The company said it has 157 million active users as of Dec. 31, 2017 -- 71 million of whom pay a monthly fee to remove ads and gain access to premium content. The other 86 million were users of its free service, which includes advertising messages.
However, the filing said that earlier this week, the company discovered that two million of its free users “have been suppressing advertisements without payment.” In other words, they were using software to effectively turn Spotify’s free service into its premium, ad-free service.
The company said it had previously counted those two million users in “calculations for certain of our key performance indicators, including MAUs, Ad-Supported Users, Content Hours, and Content Hours per MAU,” and added that it had since removed those customers from its indicators.
The company’s prospectus addresses concerns about such fraud in its section outlining risk factors. “We are at risk of artificial manipulation of stream counts and failure to effectively manage and remediate such fraudulent streams could have an adverse impact on our business, operating results, and financial condition,” the filing reads.

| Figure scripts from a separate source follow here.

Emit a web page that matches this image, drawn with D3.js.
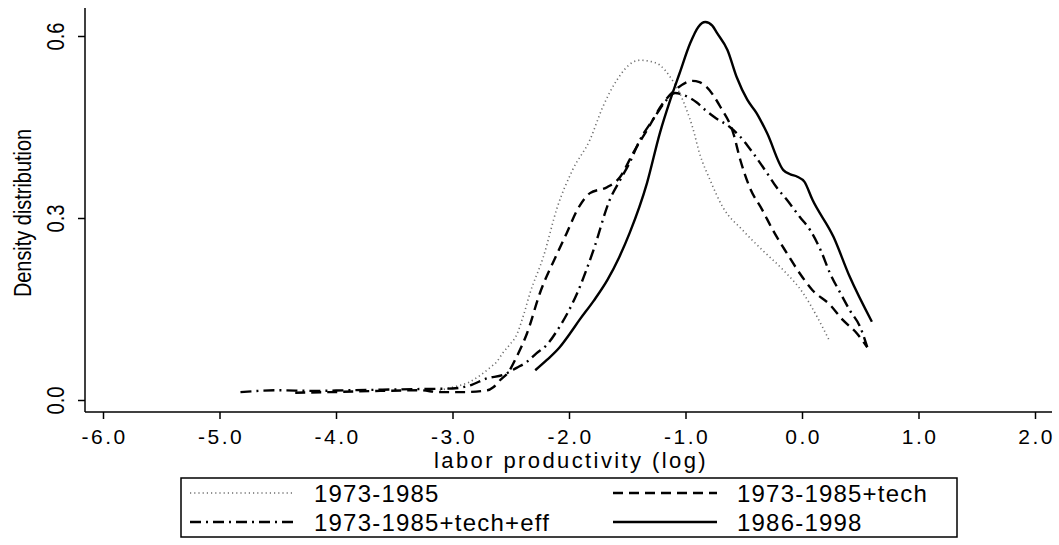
<!DOCTYPE html>
<html>
<head>
<meta charset="utf-8">
<script src="https://cdn.jsdelivr.net/npm/d3@7"></script>
<style>
body{margin:0;background:#fff;}
svg{display:block;font-family:"Liberation Sans",Arial,sans-serif;}
</style>
</head>
<body>
<svg id="chart" width="1059" height="545"></svg>
<script>
// tick values
var xTicks = [-6, -5, -4, -3, -2, -1, 0, 1, 2],
  yTicks = [0, 0.3, 0.6];

// legend labels
var seriesNames = ["1973-1985", "1973-1985+tech", "1973-1985+tech+eff", "1986-1998"];

// kernel densities: [log productivity, density]
var dens7385 = [[-3.11,0.016],[-3.0,0.021],[-2.85,0.030],[-2.76,0.041],[-2.68,0.053],[-2.62,0.063],
  [-2.57,0.077],[-2.51,0.091],[-2.45,0.107],[-2.39,0.14],[-2.335,0.176],[-2.22,0.236],[-2.10,0.318],
  [-1.97,0.379],[-1.82,0.429],[-1.71,0.483],[-1.59,0.527],[-1.45,0.557],[-1.39,0.560],[-1.30,0.558],
  [-1.22,0.552],[-1.13,0.532],[-1.05,0.506],[-0.99,0.478],[-0.94,0.450],[-0.88,0.407],[-0.79,0.363],
  [-0.68,0.318],[-0.51,0.280],[-0.34,0.247],[-0.16,0.214],[0.01,0.176],[0.13,0.137],[0.24,0.096]];

var dens7385tech = [[-4.35,0.012],[-4.05,0.013],[-3.62,0.015],[-3.28,0.016],[-3.11,0.013],[-2.91,0.013],
  [-2.70,0.016],[-2.65,0.021],[-2.59,0.033],[-2.52,0.046],[-2.45,0.071],[-2.36,0.110],[-2.25,0.176],
  [-2.10,0.242],[-2.02,0.275],[-1.93,0.313],[-1.82,0.341],[-1.67,0.351],[-1.56,0.368],[-1.45,0.407],
  [-1.33,0.445],[-1.19,0.490],[-1.07,0.514],[-0.94,0.526],[-0.88,0.524],[-0.82,0.516],[-0.70,0.483],
  [-0.59,0.440],[-0.53,0.396],[-0.45,0.351],[-0.34,0.313],[-0.25,0.280],[-0.13,0.242],[-0.02,0.209],
  [0.09,0.181],[0.24,0.157],[0.35,0.132],[0.47,0.110],[0.56,0.087]];

var dens7385techEff = [[-4.82,0.013],[-4.5,0.016],[-4.2,0.015],[-3.9,0.016],[-3.6,0.017],[-3.3,0.018],
  [-3.0,0.019],[-2.85,0.024],[-2.70,0.036],[-2.57,0.041],[-2.45,0.053],[-2.36,0.063],[-2.28,0.077],
  [-2.19,0.091],[-2.10,0.115],[-1.93,0.176],[-1.79,0.247],[-1.65,0.330],[-1.56,0.363],[-1.48,0.391],
  [-1.39,0.429],[-1.28,0.462],[-1.16,0.495],[-1.09,0.506],[-1.02,0.503],[-0.90,0.490],[-0.83,0.478],
  [-0.75,0.466],[-0.62,0.450],[-0.53,0.434],[-0.42,0.407],[-0.30,0.374],[-0.22,0.351],[-0.13,0.330],
  [-0.02,0.302],[0.07,0.280],[0.16,0.247],[0.24,0.209],[0.33,0.176],[0.41,0.148],[0.50,0.120],[0.56,0.087]];

var dens8698 = [[-2.29,0.049],[-2.19,0.066],[-2.08,0.087],[-1.99,0.110],[-1.91,0.132],[-1.79,0.163],
  [-1.67,0.198],[-1.57,0.235],[-1.48,0.275],[-1.33,0.358],[-1.22,0.440],[-1.13,0.495],[-1.05,0.539],
  [-0.96,0.588],[-0.89,0.615],[-0.83,0.623],[-0.77,0.617],[-0.73,0.605],[-0.64,0.577],[-0.56,0.532],
  [-0.47,0.495],[-0.39,0.473],[-0.30,0.440],[-0.16,0.379],[-0.10,0.372],[-0.04,0.368],[0.02,0.360],
  [0.09,0.330],[0.27,0.269],[0.41,0.203],[0.60,0.129]];

var styles = [
  {stroke: "#6e6e6e", width: 1.6, dash: "1.2,3"},
  {stroke: "#000", width: 2.4, dash: "10,6"},
  {stroke: "#000", width: 2.4, dash: "11,5,2,5"},
  {stroke: "#000", width: 2.4, dash: null}
];

var series = [dens7385, dens7385tech, dens7385techEff, dens8698].map(function(values, i){
  return {name: seriesNames[i], values: values, style: styles[i]};
});

var svg = d3.select("#chart");

var x = d3.scaleLinear().domain([-6, 2]).range([103, 1035]),
  y = d3.scaleLinear().domain([0, 0.6]).range([400, 36]);

var fmt = function(d){ return d.toFixed(1); };

// axis frame
svg.append("line").attr("x1", 85).attr("x2", 85).attr("y1", 8).attr("y2", 412)
  .attr("stroke", "#000").attr("stroke-width", 1.5);
svg.append("line").attr("x1", 85).attr("x2", 1052).attr("y1", 412).attr("y2", 412)
  .attr("stroke", "#000").attr("stroke-width", 1.5);

// x axis
var gx = svg.append("g")
  .attr("transform", "translate(0,412)")
  .call(d3.axisBottom(x).tickValues(xTicks).tickFormat(fmt).tickSize(7).tickPadding(10));
gx.select(".domain").remove();
gx.selectAll(".tick line").attr("stroke-width", 1.5);
gx.selectAll(".tick text")
  .attr("font-size", 21)
  .attr("font-family", "Liberation Sans, Arial, sans-serif")
  .attr("letter-spacing", "2.5px")
  .attr("dx", 1.2)
  .attr("fill", "#000");

// y axis
var gy = svg.append("g")
  .attr("transform", "translate(85,0)")
  .call(d3.axisLeft(y).tickValues(yTicks).tickFormat(fmt).tickSize(7));
gy.select(".domain").remove();
gy.selectAll(".tick line").attr("stroke-width", 1.5);
gy.selectAll(".tick text").remove();
gy.selectAll(".tick").append("text")
  .attr("transform", "translate(-21,0) rotate(-90) scale(0.88,1)")
  .attr("text-anchor", "middle")
  .attr("font-size", 23)
  .attr("font-family", "Liberation Sans, Arial, sans-serif")
  .attr("fill", "#000")
  .text(fmt);

// axis titles
svg.append("text")
  .attr("transform", "translate(31,213) rotate(-90) scale(0.83,1)")
  .attr("text-anchor", "middle")
  .attr("font-size", 24)
  .text("Density distribution");

svg.append("text")
  .attr("x", 571).attr("y", 468)
  .attr("text-anchor", "middle")
  .attr("font-size", 22)
  .attr("letter-spacing", "2.4px")
  .text("labor productivity (log)");

// density curves
var line = d3.line()
  .x(function(d){ return x(d[0]); })
  .y(function(d){ return y(d[1]); })
  .curve(d3.curveMonotoneX);

svg.append("g").selectAll("path")
  .data(series)
  .enter().append("path")
  .attr("d", function(d){ return line(d.values); })
  .attr("fill", "none")
  .attr("stroke", function(d){ return d.style.stroke; })
  .attr("stroke-width", function(d){ return d.style.width; })
  .attr("stroke-dasharray", function(d){ return d.style.dash; })
  .attr("stroke-linejoin", "round");

// legend
var legend = svg.append("g");
legend.append("rect")
  .attr("x", 181).attr("y", 478).attr("width", 776).attr("height", 59)
  .attr("fill", "none").attr("stroke", "#000").attr("stroke-width", 1.5);

// order in box: left column dotted / dash-dot, right column dashed / solid
var slots = [{col: 0, row: 0}, {col: 1, row: 0}, {col: 0, row: 1}, {col: 1, row: 1}],
  colX = [190, 613],
  rowY = [493, 522];

var item = legend.selectAll(".item")
  .data(series)
  .enter().append("g")
  .attr("class", "item")
  .attr("transform", function(d, i){
    return "translate(" + colX[slots[i].col] + "," + rowY[slots[i].row] + ")";
  });

item.append("line")
  .attr("x1", 0).attr("x2", 104).attr("y1", 0).attr("y2", 0)
  .attr("stroke", function(d){ return d.style.stroke; })
  .attr("stroke-width", function(d){ return d.style.width; })
  .attr("stroke-dasharray", function(d){ return d.style.dash; });

item.append("text")
  .attr("x", 124).attr("y", 8.5)
  .attr("font-size", 24)
  .attr("letter-spacing", "1.2px")
  .text(function(d){ return d.name; });
</script>
</body>
</html>
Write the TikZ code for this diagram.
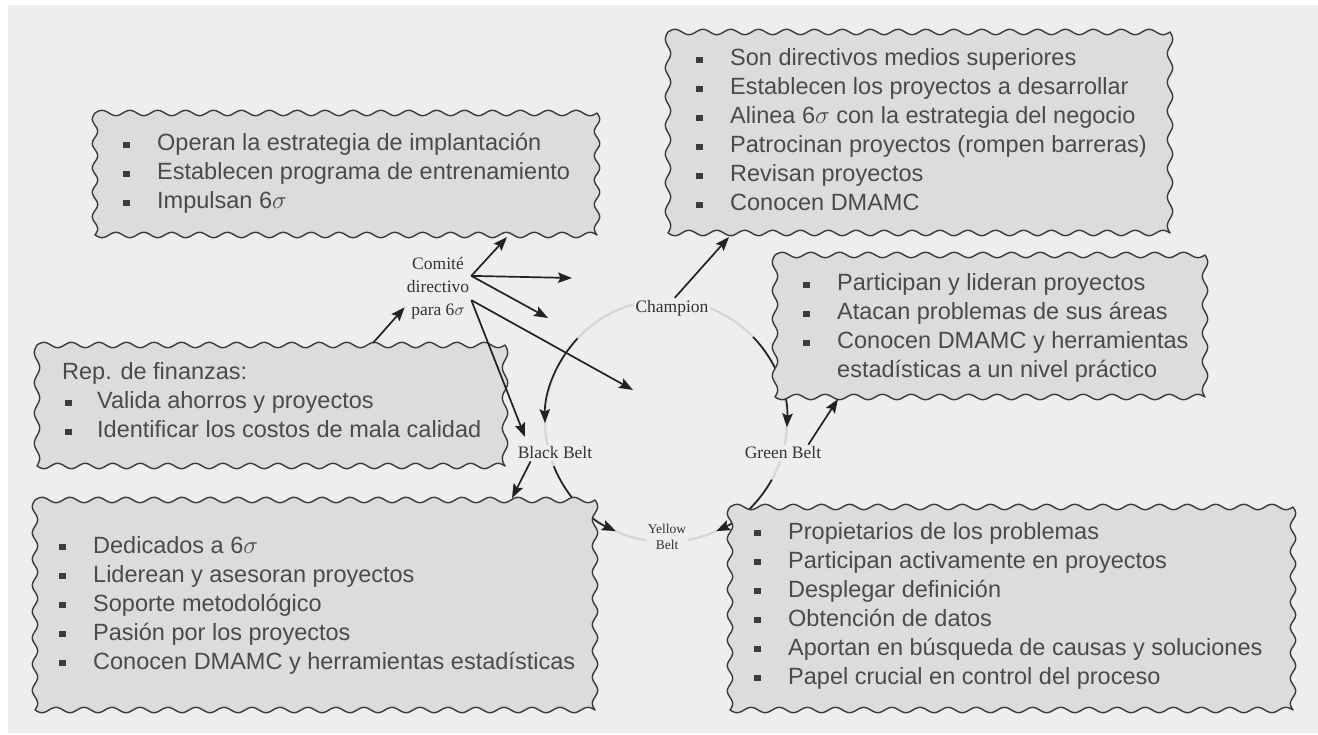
\documentclass[tikz,border=0pt]{standalone}
\usepackage{fontspec}
\usetikzlibrary{arrows.meta,calc}
\newfontfamily\boxfont{Liberation Sans}
\newfontfamily\labfont{Liberation Serif}
\definecolor{panel}{HTML}{EEEEEE}
\definecolor{boxfill}{HTML}{DCDCDC}
\definecolor{boxline}{HTML}{3A3A3A}
\definecolor{txtc}{HTML}{4A4A4A}
\definecolor{bulc}{HTML}{3C3C3C}
\definecolor{arrowc}{HTML}{222222}
\definecolor{ringc}{HTML}{D6D6D6}
\definecolor{labc}{HTML}{333333}
\newcommand\bl{\makebox[34pt][l]{\textcolor{bulc}{\rule[2.8pt]{6.5pt}{6.5pt}}}}
\newcommand\dbl{\makebox[35pt][l]{\hspace*{3pt}\textcolor{bulc}{\rule[2.8pt]{6.5pt}{6.5pt}}}}
% wavy box: x1 y1 x2 y2
\newcommand\wavybox[4]{%
  \pgfmathsetmacro\wbW{#3-#1}%
  \pgfmathsetmacro\wbH{#4-#2}%
  \pgfmathtruncatemacro\wbN{round(\wbW/28)}%
  \pgfmathtruncatemacro\wbM{round(\wbH/27)}%
  \pgfmathtruncatemacro\wbSN{\wbN*12+1}%
  \pgfmathtruncatemacro\wbSM{\wbM*12+1}%
  \path[wbox] plot[domain=0:1, samples=\wbSN] ({#1+\x*\wbW},{#2-2.7*sin(\x*\wbN*360)})
    -- plot[domain=0:1, samples=\wbSM] ({#3+2.7*sin(\x*\wbM*360)},{#2+\x*\wbH})
    -- plot[domain=0:1, samples=\wbSN] ({#3-\x*\wbW},{#4-2.7*sin(\x*\wbN*360)})
    -- plot[domain=0:1, samples=\wbSM] ({#1+2.7*sin(\x*\wbM*360)},{#4-\x*\wbH}) -- cycle;
}
\begin{document}
\begin{tikzpicture}[x=1pt,y=-1pt,
  wbox/.style={draw=boxline, fill=boxfill, line width=1.4pt, line join=round},
  boxtext/.style={anchor=base west, inner sep=0pt, text=txtc,
    font=\boxfont\fontsize{23.5}{29}\selectfont},
  lab/.style={text=labc, font=\labfont\fontsize{17.5}{23}\selectfont, fill=panel, inner sep=2pt},
  arr/.style={draw=arrowc, line width=1.7pt, -{Stealth[length=14pt,width=10.5pt,inset=2.5pt]}},
  arcl/.style={draw=arrowc, line width=1.7pt, -{Stealth[length=14pt,width=10.5pt,inset=2.5pt]}},
  ringl/.style={draw=ringc, line width=2.2pt}
]
\useasboundingbox (0,0) rectangle (1318,735);
\fill[white] (0,0) rectangle (1318,735);
\fill[panel] (8,5) rectangle (1318,733);

% cycle ring
\coordinate (cc) at (666,421);
\draw[ringl] (cc) circle[radius=121];
\draw[arcl] ($(cc)+(-137:121)$) arc[start angle=-137, end angle=-181, radius=121];
\draw[arcl] ($(cc)+(-44:121)$) arc[start angle=-44, end angle=3, radius=121];
\draw[arcl] ($(cc)+(-202:121)$) arc[start angle=-202, end angle=-245.5, radius=121];
\draw[arcl] ($(cc)+(29:121)$) arc[start angle=29, end angle=65.5, radius=121];

% boxes
\wavybox{95}{113}{597}{235}
\wavybox{668}{32}{1170}{233}
\wavybox{775}{255}{1205}{397}
\wavybox{37}{345}{505}{466}
\wavybox{35}{500}{595}{710}
\wavybox{730}{507}{1293}{710}

\node[boxtext] (ta) at (123,151) {\begin{tabular}[t]{@{}l@{}}
\bl Operan la estrategia de implantación\\
\bl Establecen programa de entrenamiento\\
\bl Impulsan 6$\sigma$
\end{tabular}};
\node[boxtext] (tb) at (696,66) {\begin{tabular}[t]{@{}l@{}}
\bl Son directivos medios superiores\\
\bl Establecen los proyectos a desarrollar\\
\bl Alinea 6$\sigma$ con la estrategia del negocio\\
\bl Patrocinan proyectos (rompen barreras)\\
\bl Revisan proyectos\\
\bl Conocen DMAMC
\end{tabular}};
\node[boxtext] (tc) at (803,291) {\begin{tabular}[t]{@{}l@{}}
\bl Participan y lideran proyectos\\
\bl Atacan problemas de sus áreas\\
\bl Conocen DMAMC y herramientas\\
\hspace*{34pt}estadísticas a un nivel práctico
\end{tabular}};
\node[boxtext] (td) at (62,380) {\begin{tabular}[t]{@{}l@{}}
Rep. de finanzas:\\
\dbl Valida ahorros y proyectos\\
\dbl Identificar los costos de mala calidad
\end{tabular}};
\node[boxtext] (te) at (59,553) {\begin{tabular}[t]{@{}l@{}}
\bl Dedicados a 6$\sigma$\\
\bl Liderean y asesoran proyectos\\
\bl Soporte metodológico\\
\bl Pasión por los proyectos\\
\bl Conocen DMAMC y herramientas estadísticas
\end{tabular}};
\node[boxtext] (tf) at (754,539) {\begin{tabular}[t]{@{}l@{}}
\bl Propietarios de los problemas\\
\bl Participan activamente en proyectos\\
\bl Desplegar definición\\
\bl Obtención de datos\\
\bl Aportan en búsqueda de causas y soluciones\\
\bl Papel crucial en control del proceso
\end{tabular}};

% labels
\node[lab, align=center] (com) at (438,288) {Comité\\directivo\\para 6$\sigma$};
\node[lab] (champ) at (672,308) {Champion};
\node[lab] (bb) at (555,453) {Black Belt};
\node[lab] (gb) at (783,453) {Green Belt};
\node[lab, align=center, font=\labfont\fontsize{13.5}{16}\selectfont] (yb) at (667,537) {Yellow\\Belt};

% arrow end points
\coordinate (tA) at (507,237);
\coordinate (t2) at (572,278);
\coordinate (t3) at (548,318);
\coordinate (t4) at (633,390);
\coordinate (t5) at (525,437);
\coordinate (sD) at (373,343);
\coordinate (tB) at (729,237);
\coordinate (tE) at (512,498);
\coordinate (tC) at (838,399);

\draw[arr] (sD) -- (com.210);
\draw[arr] (com.20) -- (tA);
\draw[arr] (com.20) -- (t2);
\draw[arr] (com.20) -- (t3);
\draw[arr] (com.-20) -- (t4);
\draw[arr] (com.-20) -- (t5);
\draw[arr] (champ.75) -- (tB);
\draw[arr] ($(bb.south west)+(15,0)$) -- (tE);
\draw[arr] ($(gb.north east)+(-15,0)$) -- (tC);
\end{tikzpicture}
\end{document}
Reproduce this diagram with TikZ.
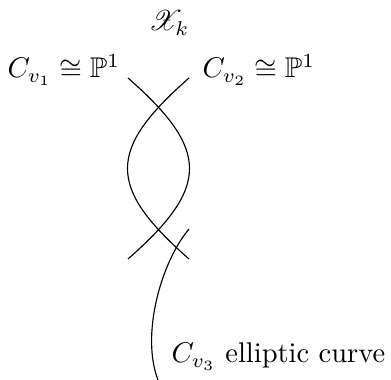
\documentclass[tikz,border=0pt]{standalone}
\usepackage{amsmath,amssymb,mathrsfs}
\usetikzlibrary{positioning}

\begin{document}
\begin{tikzpicture}[
    x=0.351pt, y=-0.351pt,
    lbl/.style={inner sep=0pt, anchor=base west},
    branch/.style={line width=0.4pt}
]
    \useasboundingbox (0,0) rectangle (391,380);

    \node[lbl] (fiber) at (148,31) {$\mathscr{X}_k$};
    \node[lbl] (cone) at (7,78) {$C_{v_1}\cong\mathbb{P}^1$};
    \node[lbl] (ctwo) at (202,78) {$C_{v_2}\cong\mathbb{P}^1$};
    \node[lbl] (cthree) at (171,363) {$C_{v_3}$ elliptic curve};

    \coordinate (a1) at (128,78);
    \coordinate (a2) at (128,259);
    \coordinate (b1) at (189,78);
    \coordinate (b2) at (189,259);
    \coordinate (e1) at (189,229);
    \coordinate (e2) at (158,380);

    \draw[branch] (a1) .. controls (210,150) and (210,187) .. (a2);
    \draw[branch] (b1) .. controls (107,150) and (107,187) .. (b2);
    \draw[branch] (e1) .. controls (160,264) and (141,336) .. (e2);
\end{tikzpicture}
\end{document}
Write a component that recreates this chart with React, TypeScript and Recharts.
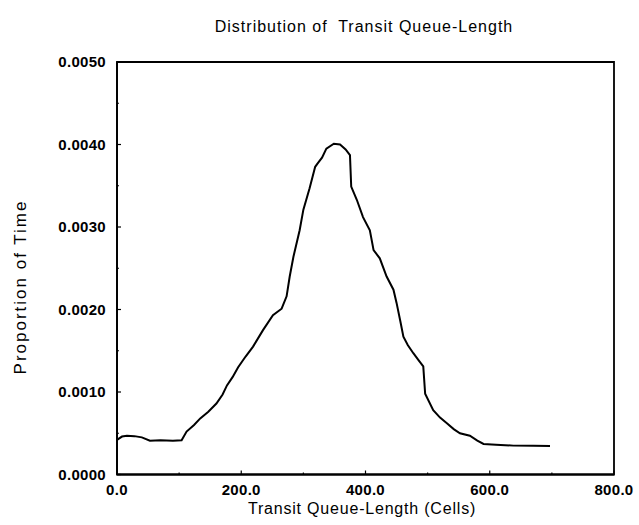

“Fraudulent streams and potentially associated fraudulent User accounts or artists may cause us to overstate key performance indicators, which once discovered, corrected, and disclosed, could undermine investor confidence in the integrity of our key performance indicators and could cause our stock price to drop significantly.”
While the company’s premium subscription business is its most reliable source of revenue, Spotify has said that advertising is the other key part of its revenue plans, particularly as it expands its programmatic offerings. If a significant number of subscribers are skipping ads, that could impact the company’s bottom line, and hurt the trust the company has gained with advertising clients.
“We will continue to invest in our advertising products in order to create more value for advertisers and our Ad-Supported Users by enhancing our ability to make advertising content more relevant for our Ad-Supported Users,” the company filing says. “Offering advertisers additional ways to purchase advertising on a programmatic basis is one example of how we continue to expand our portfolio of advertising products. We also are focused on developing analytics and measurement tools to evaluate, demonstrate, and improve the effectiveness of advertising campaigns on our platform.”